Gatekeeper evaluates Anthropic API responses against Keep policy rules. Denied responses are blocked before reaching the client.

Overview

LLM policy evaluation is configured through RunContextData.KeepEngines — a map of hostnames to Keep engine instances. When a proxied response matches a host with a Keep engine, gatekeeper buffers the response body, evaluates it against the engine’s rules, and either forwards or blocks the response.

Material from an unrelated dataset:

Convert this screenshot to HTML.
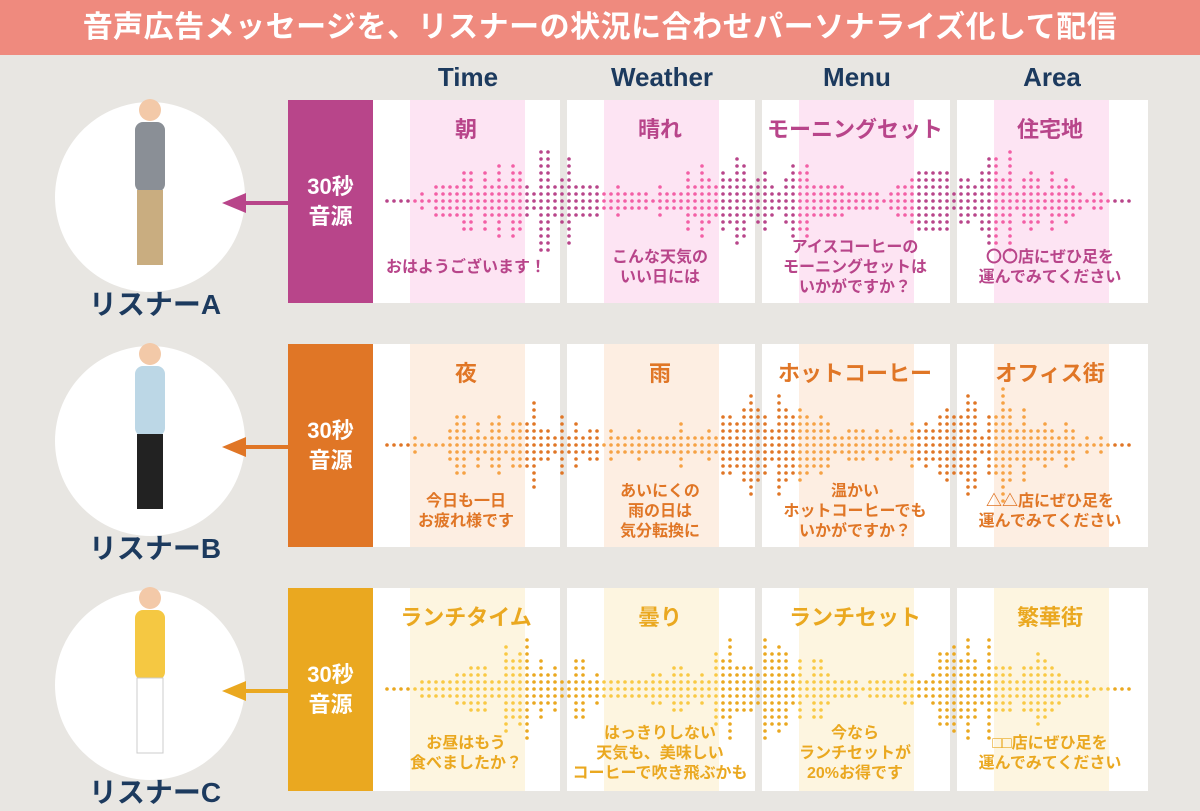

This feature is primarily used through moat’s configuration layer, which compiles Keep rule files into engines and attaches them to per-run context. Standalone gatekeeper does not expose Keep configuration in gatekeeper.yaml.


Evaluation flow

  1. The proxy intercepts an HTTPS response from a host that has a Keep engine configured (e.g., api.anthropic.com).
  2. The response body is buffered up to 10 MB (maxLLMResponseSize). Responses exceeding this limit are denied (fail-closed).
  3. If the response is gzip-compressed, it is decompressed for evaluation.
  4. The response is evaluated based on its Content-Type:
    • JSON responses — Parsed and evaluated via llm.EvaluateResponse.
    • SSE streaming responses (text/event-stream) — SSE events are parsed, evaluated via llm.EvaluateStream, and the (possibly redacted) events are forwarded.
  5. If the policy denies the response, a JSON error body is returned to the client.

Fail-closed behavior

All evaluation errors result in denial:

  • Gzip decompression failures
  • SSE parse errors
  • Keep evaluation errors
  • Response bodies exceeding 10 MB

Denied response format

When a response is denied, the client receives an HTTP 200 with a JSON body matching the Keep LLM gateway format:

{
  "type": "error",
  "error": {
    "type": "policy_denied",
    "message": "Policy denied: rule-name. Human-readable message."
  }
}

Observability

Policy denials are logged at warn level with fields:

FieldDescription
run_idRun ID from per-run context
scopePolicy scope (e.g., "llm")
operationOperation type
ruleRule name that triggered the denial
messageHuman-readable denial message

Policy denials are also recorded as OTel span events (policy.denial) and increment the proxy.policy.denials counter with proxy.policy.scope and proxy.policy.rule attributes.


Codec

Gatekeeper uses the Anthropic codec (anthropic.NewCodec()) for parsing API responses. The codec is stateless and shared across all requests.